9 Comments on Intel "Panther Lake" Confirmed for 2025 Launch, Based on Intel 18A Node
ARL has the "old" inneficient long latency design probably because of the last minute move from Intel 2 to TSMC N3, as a stop gap solution.
No reason it is retained in Panther Lake. But we ll see.
I surely hope the comparison to Lunar Lake isn't an indicator of this being just another boring mobile platform with tiny bursts of performance. Porting a design to a new node is most certainly not a "last minute move", especially a totally different type of node which will require a lot of different implementations. This move was planned out years in advance.
Look at 15th gen and their own wrong assumptions of their own product.
It did not deliver what all other intel personell believed to be true.
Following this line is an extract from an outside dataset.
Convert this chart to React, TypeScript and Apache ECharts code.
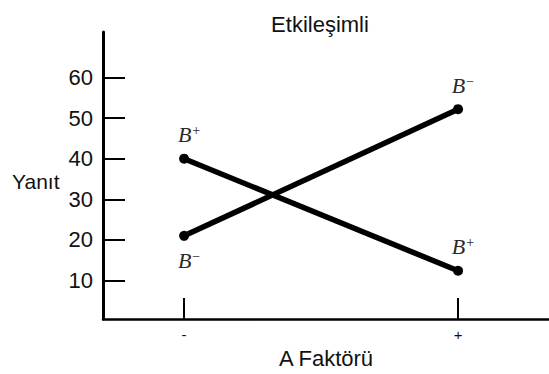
import React, { useEffect, useRef } from "react";
import * as echarts from "echarts";

// Factor A levels (x positions 0 and 1) and the mean response for each B level
const factorLevels = ["-", "+"];
const bPlusValues = [40, 12.4];
const bMinusValues = [21, 52.2];
const yTickValues = [10, 20, 30, 40, 50, 60];

const SANS = "'Liberation Sans', Arial, sans-serif";
const SERIF = "'Liberation Serif', 'Times New Roman', serif";

const labelRich = {
  b: { fontFamily: SERIF, fontStyle: "italic", fontSize: 22, color: "#2a2a2a", lineHeight: 22, verticalAlign: "bottom" },
  s: { fontFamily: SERIF, fontSize: 14, color: "#2a2a2a", lineHeight: 22, verticalAlign: "top", padding: [0, 0, 0, 1] },
};

function bLabel(sign: string, position: "top" | "bottom") {
  return {
    show: true,
    position,
    distance: position === "top" ? 8 : 9,
    offset: [5, 0],
    formatter: `{b|B}{s|${sign}}`,
    rich: labelRich,
  };
}

export default function App() {
  const ref = useRef<HTMLDivElement>(null);

  useEffect(() => {
    if (!ref.current) return;
    const chart = echarts.init(ref.current, null, { renderer: "svg" });

    const toPoints = (vals: number[], signs: string[], positions: ("top" | "bottom")[]) =>
      vals.map((v, i) => ({ value: [i, v], label: bLabel(signs[i], positions[i]) }));

    chart.setOption({
      animation: false,
      backgroundColor: "#fff",
      title: {
        text: "Etkileşimli",
        left: 315,
        top: 8,
        textAlign: "center",
        textStyle: { fontFamily: SANS, fontSize: 22, fontWeight: "normal", color: "#111" },
      },
      grid: { left: 103, right: 0, top: 32, bottom: 51 },
      xAxis: {
        type: "value",
        min: -0.296,
        max: 1.332,
        name: "A Faktörü",
        nameLocation: "middle",
        nameGap: 27,
        nameTextStyle: { fontFamily: SANS, fontSize: 22, color: "#111" },
        axisLine: { show: true, onZero: false, lineStyle: { color: "#000", width: 2.5 } },
        axisTick: {
          show: true,
          inside: true,
          length: 21,
          customValues: [0, 1],
          lineStyle: { color: "#000", width: 2 },
        },
        axisLabel: {
          show: true,
          customValues: [0, 1],
          margin: 8,
          fontFamily: SANS,
          fontSize: 15,
          color: "#111",
          formatter: (v: number) => factorLevels[Math.round(v)] ?? "",
        },
        splitLine: { show: false },
      },
      yAxis: {
        type: "value",
        min: 0.5,
        max: 71.2,
        axisLine: { show: true, onZero: false, lineStyle: { color: "#000", width: 3 } },
        axisTick: {
          show: true,
          inside: true,
          length: 22,
          customValues: yTickValues,
          lineStyle: { color: "#000", width: 2 },
        },
        axisLabel: {
          show: true,
          customValues: yTickValues,
          margin: 10,
          fontFamily: SANS,
          fontSize: 22,
          color: "#111",
        },
        splitLine: { show: false },
      },
      graphic: [
        {
          type: "text",
          left: 12,
          top: 171,
          style: { text: "Yanıt", fontFamily: SANS, fontSize: 21, fill: "#111" },
        },
      ],
      series: [
        {
          name: "B+",
          type: "line",
          data: toPoints(bPlusValues, ["+", "+"], ["top", "top"]),
          symbol: "circle",
          symbolSize: 10,
          lineStyle: { color: "#000", width: 5.5 },
          itemStyle: { color: "#000" },
        },
        {
          name: "B-",
          type: "line",
          data: toPoints(bMinusValues, ["−", "−"], ["bottom", "top"]),
          symbol: "circle",
          symbolSize: 10,
          lineStyle: { color: "#000", width: 5.5 },
          itemStyle: { color: "#000" },
        },
      ],
    });

    return () => chart.dispose();
  }, []);

  return (
    <div
      ref={ref}
      style={{ position: "fixed", left: 0, top: 0, width: 549, height: 374, background: "#fff" }}
    />
  );
}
My respect to their interim CEOs but what can they do if they are beeing lied to by their own treams concerning progress.
So let´s wait and see.
Good luck!
Pat knows intel 20A may not be ready.
Hence he said:
have a plan B ready.
Plan B uses the already designed meteor lake , except 1 tiles redesigned, the CPU tile with TSMC N3.
So they may have been ready with 2 designs, and "last minute" (probably begining of 2024?) commit to the suboptimal N3 route.
That's why ARL design is suboptimal, with the old and ineficient meteor lake design.
(If it were up to me, they should even tape out multiple more ambitous designs too)
There is still a challenge though, wafers are usually reserved years in advance, at least if they want a decent price. So they might have to pay a hefty premium to TSMC if they want a "last minute" scaling of a backup plan, or there might not even be more free capacity available. This is also one of the many advantages of Intel owning their own foundries. And even though they may take a few iterations to get their node right sometimes, they usually make much larger and ambitious improvements and iterate their nodes more than TSMC, and as we saw with the "disastrous" 10 nm, they managed to achieve some impressive performance (especially for large dies) eventually.